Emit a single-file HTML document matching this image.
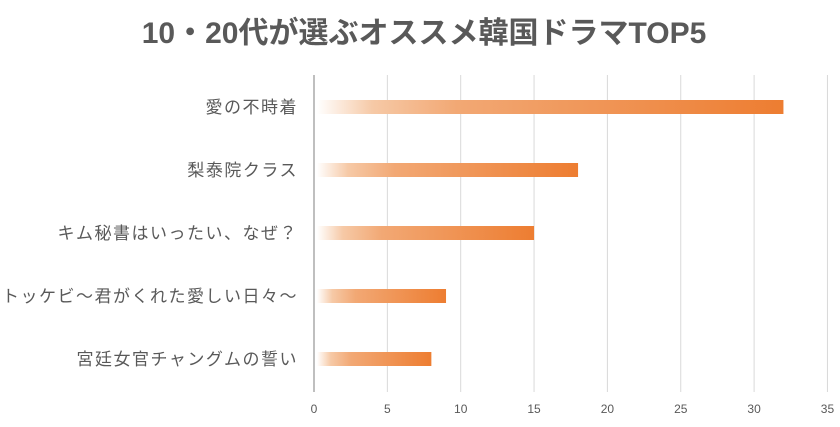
<!DOCTYPE html>
<html><head><meta charset="utf-8"><style>
body{margin:0;background:#fff;width:840px;height:422px;overflow:hidden;font-family:"Liberation Sans","Noto Sans CJK JP",sans-serif}
</style></head><body>
<svg width="840" height="422">
<defs><linearGradient id="g" x1="0" x2="1" y1="0" y2="0">
<stop offset="0" stop-color="#fff"/><stop offset="0.12" stop-color="#f6c9a6"/><stop offset="0.3" stop-color="#f2a874"/><stop offset="1" stop-color="#ed7d31"/></linearGradient></defs>
<text x="424" y="43" text-anchor="middle" font-size="30" font-weight="bold" fill="#595959">10・20代が選ぶオススメ韓国ドラマTOP5</text>
<g id="grid"></g><g id="bars"></g><g id="labels"></g><g id="ticks"></g>
</svg>
<script>
const categories=["愛の不時着","梨泰院クラス","キム秘書はいったい、なぜ？","トッケビ〜君がくれた愛しい日々〜","宮廷女官チャングムの誓い"];
const values=[32,18,15,9,8];
const tickLabels=[0,5,10,15,20,25,30,35];
const ns="http://www.w3.org/2000/svg";
const x0=314,pxPer=14.67,yTop=75,yBot=392,y1=107,step=63;
const xs=v=>x0+v*pxPer;
function mk(t,a,p){const e=document.createElementNS(ns,t);for(const k in a)e.setAttribute(k,a[k]);p.appendChild(e);return e;}
const grid=document.getElementById('grid'),ticks=document.getElementById('ticks'),bars=document.getElementById('bars'),labels=document.getElementById('labels');
tickLabels.forEach(t=>{
 const l=mk('line',{x1:xs(t),x2:xs(t),y1:yTop,y2:yBot,stroke:t===0?'#bfbfbf':'#d9d9d9','stroke-width':t===0?2:1},grid);
 
 
 const tx=mk('text',{x:xs(t),y:413,'text-anchor':'middle','font-size':12,fill:'#595959'},ticks);
 tx.textContent=t;
 
 
});
categories.forEach((c,i)=>{
 const cy=y1+i*step;
 const r=mk('rect',{x:x0+3,y:cy-7,width:Math.max(0,xs(values[i])-x0-3),height:14,fill:'url(#g)'},bars);
 
 
 const t=mk('text',{x:298,y:cy+6,'text-anchor':'end','font-size':17,'letter-spacing':1.5,fill:'#595959'},labels);
 t.textContent=c;
 
 
});
</script>
</body></html>
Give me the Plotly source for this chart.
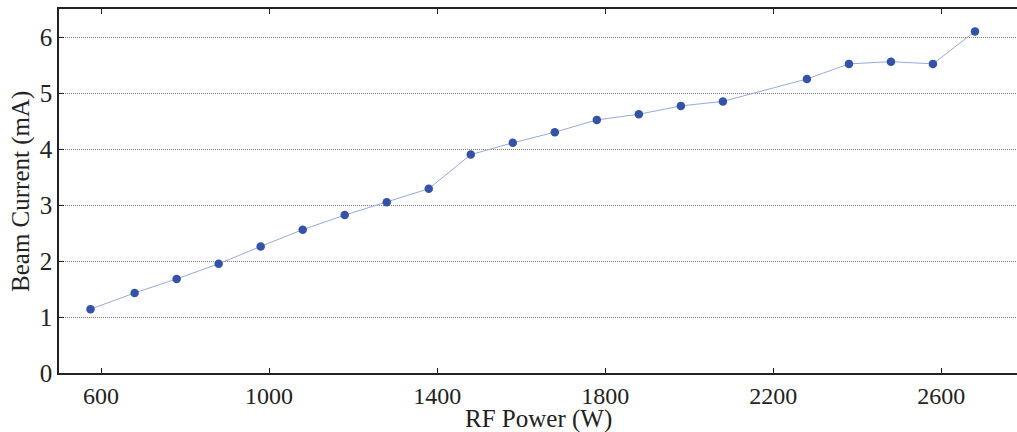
import plotly.graph_objects as go

rf_power = [575, 680, 780, 880, 980, 1080, 1180, 1280, 1380, 1480, 1580,
            1680, 1780, 1880, 1980, 2080, 2280, 2380, 2480, 2580, 2680]
beam_current = [1.14, 1.43, 1.68, 1.95, 2.26, 2.56, 2.82, 3.05, 3.29, 3.90, 4.11,
                4.30, 4.52, 4.62, 4.77, 4.85, 5.25, 5.52, 5.56, 5.52, 6.10]
x_ticks = [600, 1000, 1400, 1800, 2200, 2600]
y_ticks = [0, 1, 2, 3, 4, 5, 6]
x_title = "RF Power (W)"
y_title = "Beam Current (mA)"

font = "Liberation Serif, Times New Roman, serif"

fig = go.Figure()
fig.add_trace(go.Scatter(
    x=rf_power, y=beam_current, mode="lines+markers",
    line=dict(color="#98aadc", width=1),
    marker=dict(color="#3453a6", size=8.5),
    showlegend=False,
))

fig.update_layout(
    width=1017, height=432,
    margin=dict(l=59, r=0, t=9, b=59, autoexpand=False),
    plot_bgcolor="white", paper_bgcolor="white",
    font=dict(family=font, size=25, color="#222"),
    xaxis=dict(
        range=[500, 2780], tickvals=x_ticks, ticks="inside", ticklen=5,
        tickcolor="#222", showline=True, linecolor="#222", linewidth=1.5,
        mirror="ticks", showgrid=False, zeroline=False, automargin=False,
        tickfont=dict(size=24),
    ),
    yaxis=dict(
        range=[0, 6.5], tickvals=y_ticks, ticks="inside", ticklen=5,
        tickcolor="#222", showline=True, linecolor="#222", linewidth=1.5,
        showgrid=True, gridcolor="#7a7a7a", griddash="1px,1px", gridwidth=1,
        zeroline=False, automargin=False,
        tickfont=dict(size=25),
    ),
    annotations=[
        dict(text=x_title, xref="paper", yref="paper", x=0.5, y=-0.126,
             xanchor="center", yanchor="middle", showarrow=False,
             font=dict(size=25)),
        dict(text=y_title, xref="paper", yref="paper", x=-0.0397, y=0.5,
             xanchor="center", yanchor="middle", showarrow=False,
             textangle=-90, font=dict(size=25)),
    ],
)

fig.write_html(
    "out.html",
    config={"displayModeBar": False},
    post_script="document.body.style.margin='0';document.body.style.overflow='hidden';",
)
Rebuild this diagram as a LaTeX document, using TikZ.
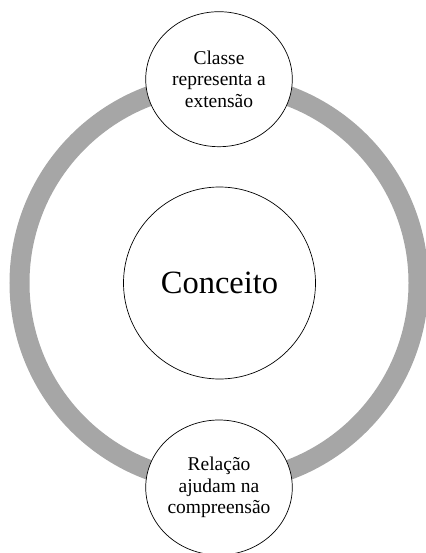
\documentclass[tikz,border=0pt]{standalone}
\usepackage{fontspec}
\setmainfont{Liberation Serif}
\usetikzlibrary{shapes.geometric}
\definecolor{ringgray}{RGB}{166,166,166}
\tikzset{
  oval/.style={draw=black, line width=0.7pt, fill=white, ellipse, inner sep=0pt,
    minimum width=146.6pt, minimum height=135pt, align=center,
    font=\fontsize{19.5}{21.5}\selectfont},
  core/.style={draw=black, line width=0.7pt, fill=white, circle, inner sep=0pt,
    minimum size=192pt, font=\fontsize{32.5}{38}\selectfont}
}
\begin{document}
\begin{tikzpicture}[x=1pt,y=-1pt]
\useasboundingbox (0,0) rectangle (425,553);
\draw[ringgray, line width=20pt] (219,283) circle[radius=199.5];
\node[core] (c) at (219.5,283) {Conceito};
\node[oval] (top) at (219,79.2) {Classe\\representa a\\extensão};
\node[oval] (bot) at (219,487.5) {Relação\\ajudam na\\compreensão};
\end{tikzpicture}
\end{document}
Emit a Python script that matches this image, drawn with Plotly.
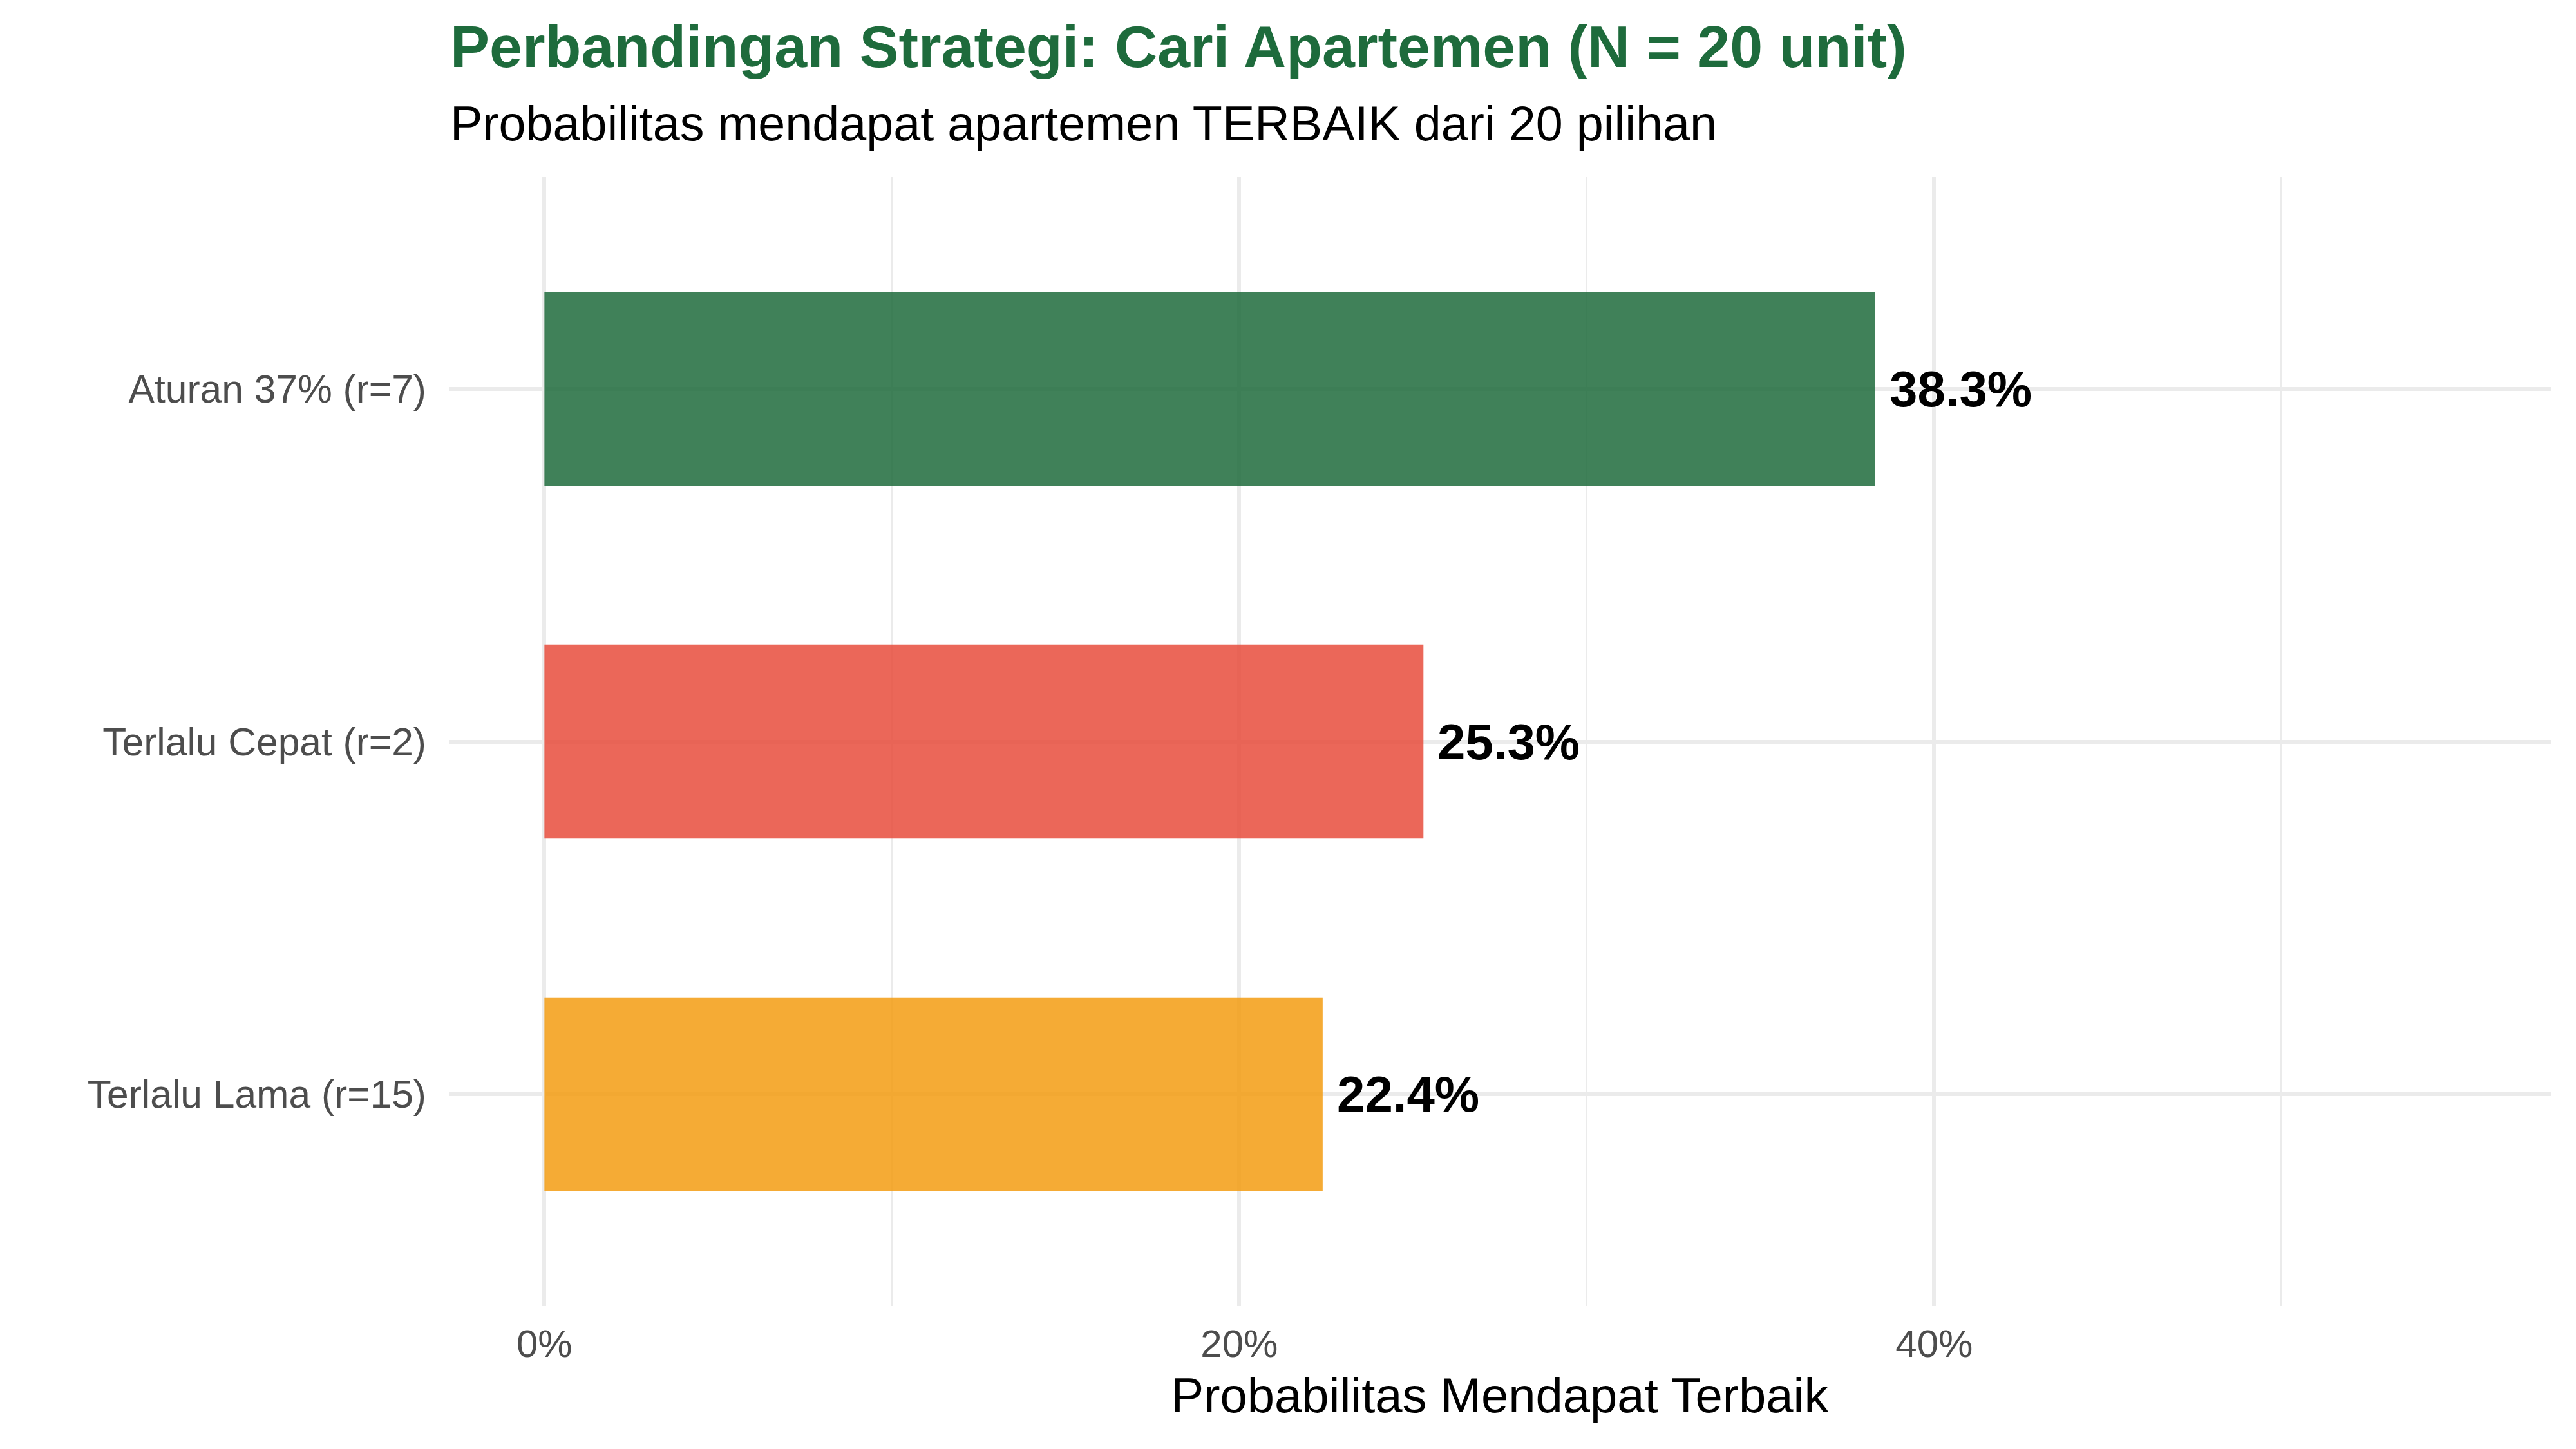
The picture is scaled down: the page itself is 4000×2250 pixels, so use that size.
import plotly.graph_objects as go

# ---- data ----
categories = ["Aturan 37% (r=7)", "Terlalu Cepat (r=2)", "Terlalu Lama (r=15)"]
probabilities = [38.3, 25.3, 22.4]
bar_labels = ["38.3%", "25.3%", "22.4%"]
bar_colors = ["rgba(30,107,60,0.85)", "rgba(231,76,60,0.85)", "rgba(243,156,18,0.85)"]
x_tick_vals = [0, 20, 40]
x_tick_text = ["0%", "20%", "40%"]
x_minor_vals = [10, 30, 50]

FONT = "Liberation Sans, Arial, Helvetica, sans-serif"
GRID = "#EBEBEB"
SHIFT = 8  # default page body margin

fig = go.Figure()
fig.add_trace(go.Bar(
    y=categories,
    x=probabilities,
    orientation="h",
    width=0.55,
    marker=dict(color=bar_colors, line=dict(width=0)),
    hoverinfo="skip",
))

for cat, val, lab in zip(categories, probabilities, bar_labels):
    fig.add_annotation(
        x=val, y=cat, xref="x", yref="y",
        text=f"<b>{lab}</b>", showarrow=False,
        xanchor="left", yanchor="middle", xshift=20,
        font=dict(family=FONT, size=78, color="black"),
    )

fig.update_layout(
    width=4000, height=2250,
    margin=dict(l=697 - SHIFT, r=39 + SHIFT, t=275 - SHIFT, b=222 + SHIFT, pad=0),
    paper_bgcolor="white", plot_bgcolor="white",
    showlegend=False,
    font=dict(family=FONT),
)

fig.update_xaxes(
    range=[-2.75, 57.75],
    tickvals=x_tick_vals, ticktext=x_tick_text,
    tickfont=dict(family=FONT, size=60, color="#4D4D4D"),
    showgrid=True, gridcolor=GRID, gridwidth=5.5,
    zeroline=False, showline=False, ticks="",
    ticklabelstandoff=18,
    minor=dict(tickvals=x_minor_vals, showgrid=True, gridcolor=GRID, gridwidth=3),
    title=dict(text="Probabilitas Mendapat Terbaik",
               font=dict(family=FONT, size=76, color="black"), standoff=20),
)
fig.update_yaxes(
    categoryorder="array", categoryarray=categories,
    range=[2.6, -0.6],
    tickfont=dict(family=FONT, size=60.5, color="#4D4D4D"),
    showgrid=True, gridcolor=GRID, gridwidth=5.5,
    zeroline=False, showline=False, ticks="",
    ticklabelstandoff=34,
)

fig.add_annotation(
    text="<b>Perbandingan Strategi: Cari Apartemen (N = 20 unit)</b>",
    xref="paper", yref="paper", x=0, y=1 + (275 - 72) / 1753,
    xanchor="left", yanchor="middle", showarrow=False,
    font=dict(family=FONT, size=91.5, color="#1E6B3C"),
)
fig.add_annotation(
    text="Probabilitas mendapat apartemen TERBAIK dari 20 pilihan",
    xref="paper", yref="paper", x=0, y=1 + (275 - 192) / 1753,
    xanchor="left", yanchor="middle", showarrow=False,
    font=dict(family=FONT, size=75.5, color="black"),
)

fig.write_html("out.html")
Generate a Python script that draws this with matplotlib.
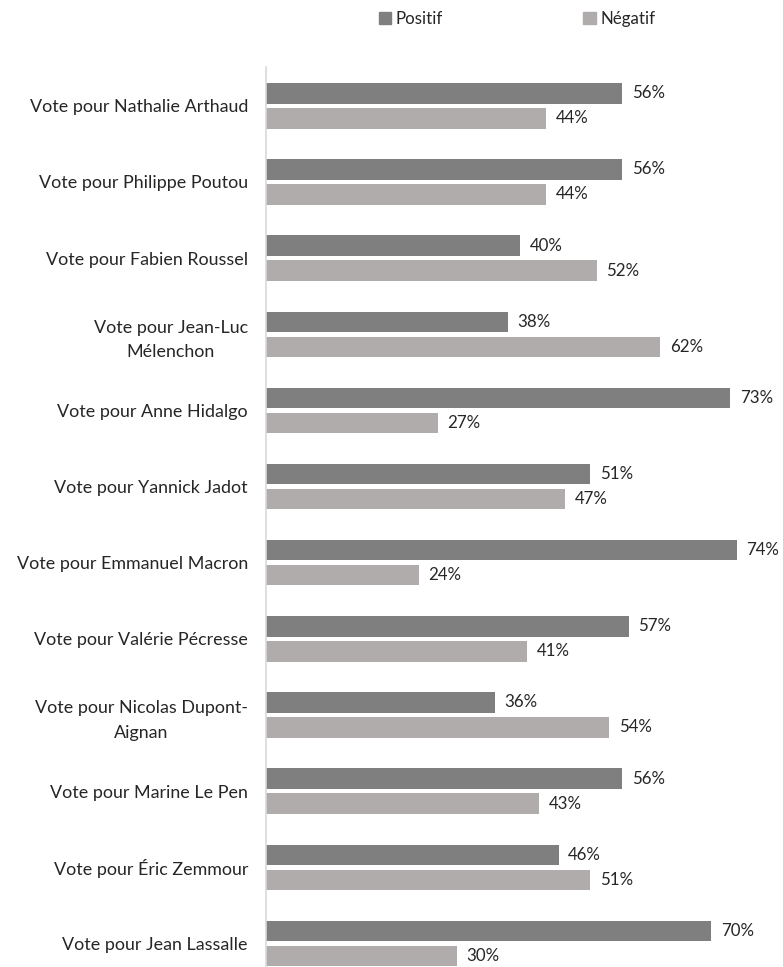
import matplotlib
matplotlib.use("Agg")
import matplotlib.pyplot as plt
from matplotlib.patches import Patch
import numpy as np

plt.rcParams['font.family'] = ['Lato', 'DejaVu Sans']

categories = [
    "Vote pour Nathalie Arthaud",
    "Vote pour Philippe Poutou",
    "Vote pour Fabien Roussel",
    "Vote pour Jean-Luc\nMélenchon",
    "Vote pour Anne Hidalgo",
    "Vote pour Yannick Jadot",
    "Vote pour Emmanuel Macron",
    "Vote pour Valérie Pécresse",
    "Vote pour Nicolas Dupont-\nAignan",
    "Vote pour Marine Le Pen",
    "Vote pour Éric Zemmour",
    "Vote pour Jean Lassalle",
]
positif = [56, 56, 40, 38, 73, 51, 74, 57, 36, 56, 46, 70]
negatif = [44, 44, 52, 62, 27, 47, 24, 41, 54, 43, 51, 30]

dark = "#7f7f7f"
light = "#b0acac"
txt = "#262626"
fs = 12.9
fs_val = 12.2

fig = plt.figure(figsize=(7.83, 9.67), dpi=100)
ax = fig.add_axes([266 / 783, 0, 508.8 / 783, 900 / 967])

y = np.arange(len(categories))
h = 0.269
off = 0.164
ax.barh(y - off, positif, height=h, color=dark)
ax.barh(y + off, negatif, height=h, color=light)

# value labels at bar ends
for i in range(len(categories)):
    ax.annotate(f"{positif[i]}%", (positif[i], y[i] - off), xytext=(7, 0),
                textcoords="offset points", va="center", ha="left", fontsize=fs_val, color=txt)
    ax.annotate(f"{negatif[i]}%", (negatif[i], y[i] + off), xytext=(7, 0),
                textcoords="offset points", va="center", ha="left", fontsize=fs_val, color=txt)

ax.set_xlim(0, 80)
ax.set_ylim(11.31, -0.51)
ax.set_yticks(y)
ax.set_yticklabels(categories, fontsize=fs, color=txt, multialignment="center", linespacing=1.65)
ax.tick_params(axis="y", length=0, pad=13)
ax.set_xticks([])
for s in ["top", "right", "bottom"]:
    ax.spines[s].set_visible(False)
ax.spines["left"].set_color("#d9d9d9")
ax.spines["left"].set_linewidth(1.2)

handles = [Patch(color=dark, label="Positif"), Patch(color=light, label="Négatif")]
fig.legend(handles=handles, loc="center", bbox_to_anchor=(517 / 783, 1 - 19 / 967),
           ncol=2, frameon=False, fontsize=fs_val, handlelength=0.75, handleheight=0.75,
           handletextpad=0.25, columnspacing=8.3, labelcolor=txt)

fig.savefig("out.png", dpi=100)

- _Short task_: From the listing above, pick out each line where the word "this" appears.

- _Final answer_:
Emit a single-file HTML document matching this image.
Give me the Plotly source for this chart.
Rebuild this diagram as a LaTeX document, using TikZ.
Emit a Python script that matches this image, drawn with Plotly.
Generate a Python script that draws this with matplotlib.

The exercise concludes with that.